_Recorded data:_
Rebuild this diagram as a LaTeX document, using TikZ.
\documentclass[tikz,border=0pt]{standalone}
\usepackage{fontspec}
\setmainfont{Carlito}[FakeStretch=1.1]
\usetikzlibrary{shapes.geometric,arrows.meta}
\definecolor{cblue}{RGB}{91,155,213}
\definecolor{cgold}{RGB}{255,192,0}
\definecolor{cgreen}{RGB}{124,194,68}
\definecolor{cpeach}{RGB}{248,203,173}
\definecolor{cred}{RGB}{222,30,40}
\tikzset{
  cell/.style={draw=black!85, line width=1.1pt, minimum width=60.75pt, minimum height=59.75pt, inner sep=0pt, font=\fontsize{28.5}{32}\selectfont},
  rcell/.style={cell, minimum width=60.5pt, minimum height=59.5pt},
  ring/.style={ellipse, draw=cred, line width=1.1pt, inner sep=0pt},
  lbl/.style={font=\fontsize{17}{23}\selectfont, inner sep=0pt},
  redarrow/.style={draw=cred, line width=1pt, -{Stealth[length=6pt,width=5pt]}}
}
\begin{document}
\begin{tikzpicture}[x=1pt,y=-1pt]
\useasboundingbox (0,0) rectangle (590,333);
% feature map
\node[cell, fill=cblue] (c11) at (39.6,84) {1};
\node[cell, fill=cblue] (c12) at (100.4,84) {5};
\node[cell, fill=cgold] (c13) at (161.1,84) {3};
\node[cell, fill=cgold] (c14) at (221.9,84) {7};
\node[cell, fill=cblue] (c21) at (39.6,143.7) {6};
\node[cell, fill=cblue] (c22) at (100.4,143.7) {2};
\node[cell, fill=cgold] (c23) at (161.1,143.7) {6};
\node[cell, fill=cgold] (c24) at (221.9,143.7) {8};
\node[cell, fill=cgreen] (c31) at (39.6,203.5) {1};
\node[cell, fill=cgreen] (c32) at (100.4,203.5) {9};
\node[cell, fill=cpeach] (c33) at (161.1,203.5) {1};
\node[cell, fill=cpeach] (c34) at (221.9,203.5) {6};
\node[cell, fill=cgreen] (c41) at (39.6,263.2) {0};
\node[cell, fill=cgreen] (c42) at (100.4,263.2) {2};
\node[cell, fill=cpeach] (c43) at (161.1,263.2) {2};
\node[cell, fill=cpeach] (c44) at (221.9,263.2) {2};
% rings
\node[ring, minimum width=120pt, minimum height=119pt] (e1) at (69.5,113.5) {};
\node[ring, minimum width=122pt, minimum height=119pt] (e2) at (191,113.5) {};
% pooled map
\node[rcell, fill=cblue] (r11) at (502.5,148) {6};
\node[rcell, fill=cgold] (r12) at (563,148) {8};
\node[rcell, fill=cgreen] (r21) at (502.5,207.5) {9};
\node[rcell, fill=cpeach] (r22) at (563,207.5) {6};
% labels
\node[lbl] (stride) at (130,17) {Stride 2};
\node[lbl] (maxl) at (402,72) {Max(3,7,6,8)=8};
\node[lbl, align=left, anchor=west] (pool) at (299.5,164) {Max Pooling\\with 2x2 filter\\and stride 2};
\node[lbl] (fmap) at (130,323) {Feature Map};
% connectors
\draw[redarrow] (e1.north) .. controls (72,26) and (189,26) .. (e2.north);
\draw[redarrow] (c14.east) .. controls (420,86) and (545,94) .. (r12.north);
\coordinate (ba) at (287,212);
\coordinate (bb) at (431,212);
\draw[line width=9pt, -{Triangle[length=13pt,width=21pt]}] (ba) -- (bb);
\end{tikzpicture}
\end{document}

_What the task asks:_ Reproduce the listing above verbatim, from first line to last.

_Output of the exercise:_
Rebuild this diagram as a LaTeX document, using TikZ.
\documentclass[tikz,border=0pt]{standalone}
\usepackage{fontspec}
\setmainfont{Carlito}[FakeStretch=1.1]
\usetikzlibrary{shapes.geometric,arrows.meta}
\definecolor{cblue}{RGB}{91,155,213}
\definecolor{cgold}{RGB}{255,192,0}
\definecolor{cgreen}{RGB}{124,194,68}
\definecolor{cpeach}{RGB}{248,203,173}
\definecolor{cred}{RGB}{222,30,40}
\tikzset{
  cell/.style={draw=black!85, line width=1.1pt, minimum width=60.75pt, minimum height=59.75pt, inner sep=0pt, font=\fontsize{28.5}{32}\selectfont},
  rcell/.style={cell, minimum width=60.5pt, minimum height=59.5pt},
  ring/.style={ellipse, draw=cred, line width=1.1pt, inner sep=0pt},
  lbl/.style={font=\fontsize{17}{23}\selectfont, inner sep=0pt},
  redarrow/.style={draw=cred, line width=1pt, -{Stealth[length=6pt,width=5pt]}}
}
\begin{document}
\begin{tikzpicture}[x=1pt,y=-1pt]
\useasboundingbox (0,0) rectangle (590,333);
% feature map
\node[cell, fill=cblue] (c11) at (39.6,84) {1};
\node[cell, fill=cblue] (c12) at (100.4,84) {5};
\node[cell, fill=cgold] (c13) at (161.1,84) {3};
\node[cell, fill=cgold] (c14) at (221.9,84) {7};
\node[cell, fill=cblue] (c21) at (39.6,143.7) {6};
\node[cell, fill=cblue] (c22) at (100.4,143.7) {2};
\node[cell, fill=cgold] (c23) at (161.1,143.7) {6};
\node[cell, fill=cgold] (c24) at (221.9,143.7) {8};
\node[cell, fill=cgreen] (c31) at (39.6,203.5) {1};
\node[cell, fill=cgreen] (c32) at (100.4,203.5) {9};
\node[cell, fill=cpeach] (c33) at (161.1,203.5) {1};
\node[cell, fill=cpeach] (c34) at (221.9,203.5) {6};
\node[cell, fill=cgreen] (c41) at (39.6,263.2) {0};
\node[cell, fill=cgreen] (c42) at (100.4,263.2) {2};
\node[cell, fill=cpeach] (c43) at (161.1,263.2) {2};
\node[cell, fill=cpeach] (c44) at (221.9,263.2) {2};
% rings
\node[ring, minimum width=120pt, minimum height=119pt] (e1) at (69.5,113.5) {};
\node[ring, minimum width=122pt, minimum height=119pt] (e2) at (191,113.5) {};
% pooled map
\node[rcell, fill=cblue] (r11) at (502.5,148) {6};
\node[rcell, fill=cgold] (r12) at (563,148) {8};
\node[rcell, fill=cgreen] (r21) at (502.5,207.5) {9};
\node[rcell, fill=cpeach] (r22) at (563,207.5) {6};
% labels
\node[lbl] (stride) at (130,17) {Stride 2};
\node[lbl] (maxl) at (402,72) {Max(3,7,6,8)=8};
\node[lbl, align=left, anchor=west] (pool) at (299.5,164) {Max Pooling\\with 2x2 filter\\and stride 2};
\node[lbl] (fmap) at (130,323) {Feature Map};
% connectors
\draw[redarrow] (e1.north) .. controls (72,26) and (189,26) .. (e2.north);
\draw[redarrow] (c14.east) .. controls (420,86) and (545,94) .. (r12.north);
\coordinate (ba) at (287,212);
\coordinate (bb) at (431,212);
\draw[line width=9pt, -{Triangle[length=13pt,width=21pt]}] (ba) -- (bb);
\end{tikzpicture}
\end{document}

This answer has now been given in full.